Dr. Marques-Bonet is the Principal Investigator of the group "Comparative Genomics" and director of the Institute of Evolutionary Biology in Barcelona. In 2011 he obtained the competitive ERC Starting Grant 2010 and in 2013, he was also selected for the EMBO young Investigator award. He is now a Howard Hugues Medical Institution (HHMI) Early International Carreer Award (2017) and in 2019 he was awarded with an ERC Consolidator grant on 2019. His group is now formed by 6 PhD students and 4 postdocs whose work is focused on population genomics of primates, characterizing human specific genomics features using comparative genomics and the evolution of epigenetics and gene regulation in humans and primates. He has published over 20 manuscripts with senior authorship in journals such as Nature, Science, Genome Research, Plos Genetics, NAR or Genome Biology. 

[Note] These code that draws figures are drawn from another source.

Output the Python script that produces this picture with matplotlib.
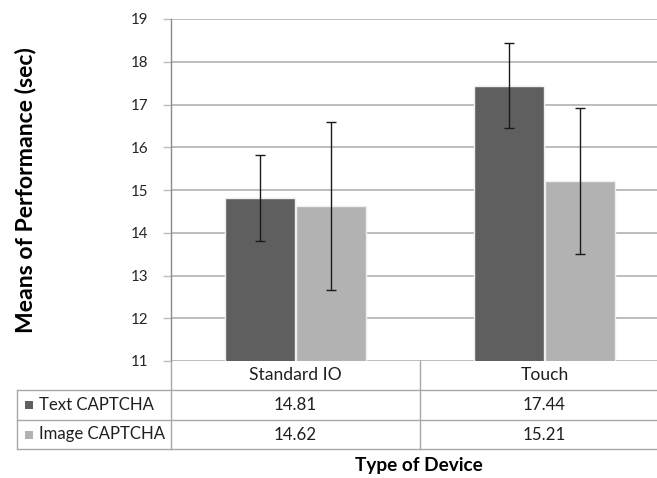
import matplotlib
matplotlib.use("Agg")
import matplotlib.pyplot as plt
from matplotlib.lines import Line2D
from matplotlib.patches import Rectangle
from matplotlib.transforms import blended_transform_factory
import numpy as np

plt.rcParams['font.family'] = ['Lato', 'DejaVu Sans']

# Data
devices = ["Standard IO", "Touch"]
series_names = ["Text CAPTCHA", "Image CAPTCHA"]
text_means = [14.81, 17.44]
image_means = [14.62, 15.21]
text_err = [1.00, 1.00]
image_err = [1.97, 1.70]
y_ticks = [11, 12, 13, 14, 15, 16, 17, 18, 19]

colors = ["#5f5f5f", "#b2b2b2"]
grid_color = "#bdbdbd"
line_color = "#a8a8a8"
text_color = "#1f1f1f"

W, H = 657, 478
fig = plt.figure(figsize=(W / 100, H / 100), dpi=100)
fig.patch.set_facecolor("white")
renderer = fig.canvas.get_renderer()


def fx(px):
    return px / W


def fy(py):
    return 1 - py / H


def fitted_size(s, width_px, weight="normal", base=12.0):
    """Font size at which string s is width_px wide."""
    t = fig.text(0, 0, s, fontsize=base, fontweight=weight)
    w = t.get_window_extent(renderer).width
    t.remove()
    return base * width_px / w


ax = fig.add_axes([fx(171), fy(361), 498 / W, (361 - 19) / H])
ax.set_xlim(-0.5, 1.5)
ax.set_ylim(11, 19)

x = np.arange(len(devices))
bw = 0.28
off = 0.142
ax.bar(x - off, text_means, bw, color=colors[0], edgecolor="#efefef",
       linewidth=1.0, zorder=3)
ax.bar(x + off, image_means, bw, color=colors[1], edgecolor="#efefef",
       linewidth=1.0, zorder=3)
ax.errorbar(x - off, text_means, yerr=text_err, fmt="none", ecolor="#1a1a1a",
            elinewidth=1.0, capsize=3.5, capthick=1.0, zorder=4)
ax.errorbar(x + off, image_means, yerr=image_err, fmt="none", ecolor="#1a1a1a",
            elinewidth=1.0, capsize=3.5, capthick=1.0, zorder=4)

tick_fs = fitted_size("19", 17.5)
ax.set_yticks(y_ticks)
ax.set_xticks([])
ax.yaxis.grid(True, color=grid_color, linewidth=1.4, zorder=0)
ax.set_axisbelow(True)
ax.tick_params(axis="y", length=6, width=1.0, color=grid_color, pad=10,
               labelsize=tick_fs, labelcolor="#262626")
for s in ["top", "right", "bottom"]:
    ax.spines[s].set_visible(False)
ax.spines["left"].set_color("#8a8a8a")
ax.spines["left"].set_linewidth(1.0)

# y axis title
ylab_fs = fitted_size("Means of Performance (sec)", 284, weight="bold")
fig.text(fx(26), fy(190), "Means of Performance (sec)", rotation=90,
         ha="center", va="center", fontsize=ylab_fs, fontweight="bold",
         color="black")

# data table under the axes
bt = blended_transform_factory(ax.transData, fig.transFigure)
rows_y = [361, 390, 420, 449]
for xb in [-0.5, 0.5, 1.5]:
    fig.add_artist(Line2D([xb, xb], [fy(361), fy(449)], transform=bt,
                          color=line_color, linewidth=1.0, clip_on=False))
for ry in rows_y[1:]:
    fig.add_artist(Line2D([fx(17), fx(W + 20)], [fy(ry), fy(ry)],
                          transform=fig.transFigure, color=line_color,
                          linewidth=1.0))
fig.add_artist(Line2D([fx(17), fx(17)], [fy(390), fy(449)],
                      transform=fig.transFigure, color=line_color, linewidth=1.0))

head_fs = fitted_size("Standard IO", 92)
num_fs = fitted_size("14.81", 43)
for i, d in enumerate(devices):
    fig.text(x[i], fy(375.5), d, transform=bt, ha="center", va="center",
             fontsize=head_fs, color=text_color)
    fig.text(x[i], fy(405), f"{text_means[i]:.2f}", transform=bt,
             ha="center", va="center", fontsize=num_fs, color=text_color)
    fig.text(x[i], fy(434.5), f"{image_means[i]:.2f}", transform=bt,
             ha="center", va="center", fontsize=num_fs, color=text_color)

leg_fs = fitted_size("Image CAPTCHA", 126)
for name, col, yy in zip(series_names, colors, [405, 434.5]):
    fig.add_artist(Rectangle((fx(25), fy(yy + 4)), 8 / W, 8 / H,
                             transform=fig.transFigure, facecolor=col,
                             edgecolor="none"))
    fig.text(fx(39), fy(yy), name, ha="left", va="center",
             fontsize=leg_fs, color=text_color)

xlab_fs = fitted_size("Type of Device", 128, weight="bold")
fig.text(fx(419), fy(466), "Type of Device", ha="center", va="center",
         fontsize=xlab_fs, fontweight="bold", color="black")

fig.savefig("out.png", dpi=100)
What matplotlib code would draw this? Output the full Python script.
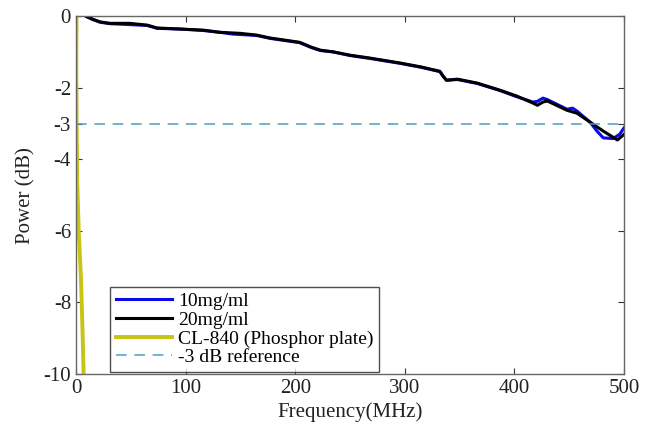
import matplotlib
matplotlib.use("Agg")
import matplotlib.pyplot as plt

# 20 mg/ml (black)
f20 = [9, 15, 22, 31, 49, 65, 74, 95, 116, 131, 150, 165, 177, 204, 215, 223, 235,
       250, 268, 296, 315, 332, 335, 338, 348, 366, 387, 402, 417, 421, 426, 430,
       448, 457, 469, 481, 494, 500]
p20 = [0, -0.08, -0.16, -0.2, -0.2, -0.25, -0.33, -0.36, -0.39, -0.45, -0.48, -0.53,
       -0.61, -0.73, -0.87, -0.95, -1.0, -1.09, -1.17, -1.31, -1.42, -1.54, -1.68,
       -1.79, -1.76, -1.87, -2.07, -2.23, -2.43, -2.49, -2.4, -2.37, -2.63, -2.71,
       -2.96, -3.21, -3.46, -3.3]

# 10 mg/ml (blue)
f10 = [10, 15, 22, 31, 45, 65, 74, 95, 116, 131, 143, 165, 177, 204, 215, 223, 235,
       250, 268, 296, 315, 332, 335, 338, 348, 366, 387, 402, 417, 421, 426, 430,
       448, 453, 457, 469, 475, 481, 490, 496, 500]
p10 = [-0.02, -0.09, -0.17, -0.21, -0.23, -0.26, -0.34, -0.36, -0.4, -0.45, -0.5, -0.54,
       -0.62, -0.74, -0.88, -0.96, -1.0, -1.1, -1.18, -1.32, -1.43, -1.55, -1.68,
       -1.79, -1.77, -1.88, -2.08, -2.25, -2.4, -2.38, -2.29, -2.33, -2.6, -2.57,
       -2.65, -2.96, -3.2, -3.4, -3.42, -3.3, -3.12]

# CL-840 (Phosphor plate) (yellow)
fcl = [0.5, 0.3, 0.6, 1.2, 2.5, 4.5, 6.0, 7.0]
pcl = [0, -1.5, -3, -4.7, -6, -7.3, -8.8, -10]

ref_level = -3
xlim = [0, 500]
ylim = [-10, 0]
yticks = [0, -2, -3, -4, -6, -8, -10]
xticks = [0, 100, 200, 300, 400, 500]

plt.rcParams['font.family'] = ['Liberation Serif', 'DejaVu Serif']
plt.rcParams['axes.unicode_minus'] = False

fig = plt.figure(figsize=(6.46, 4.37), dpi=100)
ax = fig.add_axes([0.1176, 0.144, 0.966 - 0.1176, 0.963 - 0.144])

ax.plot(f10, p10, color='#0a0ae6', lw=2.2, label='10mg/ml')
ax.plot(f20, p20, color='black', lw=2.2, label='20mg/ml')
ax.plot(fcl, pcl, color='#c8c414', lw=2.8, label='CL-840 (Phosphor plate)')
ax.plot(xlim, [ref_level, ref_level], color='#4f9cc6', lw=1.1, ls=(0, (7, 5)),
        label='-3 dB reference')

ax.set_xlim(xlim)
ax.set_ylim(ylim)
ax.set_xticks(xticks)
ax.set_yticks(yticks)
ax.tick_params(direction='in', top=True, right=True, labelsize=15, length=4,
               color='#333333', width=0.8, labelcolor='#222222')
for s in ax.spines.values():
    s.set_color('#666666')
    s.set_linewidth(1.0)

ax.set_xlabel('Frequency(MHz)', fontsize=15, color='#222222', labelpad=3)
ax.set_ylabel('Power (dB)', fontsize=15, color='#222222', labelpad=6)

leg = ax.legend(loc='lower left', bbox_to_anchor=(0.062, 0.006), fontsize=14,
                frameon=True, fancybox=False, edgecolor='#222222',
                labelspacing=0.05, handlelength=2.9, handletextpad=0.3,
                borderpad=0.3, borderaxespad=0)
leg.get_frame().set_linewidth(1.0)

fig.savefig('out.png', dpi=100)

In this talk, he will discuss how advances in sequencing technologies have expanded our knowledge in population structure, phylogeny and adaptation of great apes by analyzing hundreds of wild born individuals. His group is working to provide a better understanding on the demographic patterns that shapes the diversity of these species. He will also present the most novel findings for the genomic application of challenging samples to population genetics and conservation purposes both in situ and ex situ.

Sarah Wolfensohn

Professor of Animal Welfare, University of Surrey

Sarah’s first degree in was in Physiology from University College London, she then read Veterinary Medicine at Churchill College, Cambridge.  She spent a number of years in general practice, both small animal and mixed, first as an assistant, then a partner, during which time the Animals (Scientific Procedures) Act 1986 arrived.  While still in general practice, she became Named Veterinary Surgeon for a number of small pharmaceutical and biotech companies in her local area.  She was Head of Veterinary Services at the University of Oxford for nearly 20 years, leaving there in 2010.  She is now Professor of Animal Welfare at the veterinary school at the University of Surrey and also runs an independent consultancy on animal health and welfare, ‘Seventeen Eighty Nine’. She holds the Diploma of the European College of Laboratory Animal Medicine, and the Diploma of the European College of Animal Welfare and Behavioural Medicine, and is a Royal College of Veterinary Surgeons Recognised Specialist in Laboratory Animal Science.  She has published textbooks and a numerous papers in the area of laboratory animal science and welfare, won the 2002 GSK Laboratory Animal Welfare prize for work on housing and husbandry of large primates used in research, won the 2010 EPAA communication prize and was awarded an OBE for services to animal welfare in 2012.  She has served on a number of UK and International committees and working groups to develop refinements to animal use and improve welfare.

Elise Huchard

Researcher at the ​Institute of Evolutionary Sciences (CNRS), University of Montpellier II 

I am interested in the evolution of mammalian social and mating systems. At the interface between sexual and kin selection, a major axis of my work explores the causes and consequences of reproductive, social and life history strategies in mammalian societies using observational and experimental data, mostly in the context of long-term, individually-based studies in natural populations. I occasionally use comparative approaches, quantitative genetics or modelling, and have used as main models polygynandrous primates (baboons, lemurs, mandrills) as well as cooperative breeding carnivores (meerkats). Much of my work has focussed on the evolution of sexual signalling, mate choice, parental care, and sexual conflict. My main current lines of research include the study of social determinants on the evolution of reproductive seasonality, and reproductive conflict including the evolution of sexual coercion, parent-offspring conflict, female-female reproductive competition and strategies of conflict management.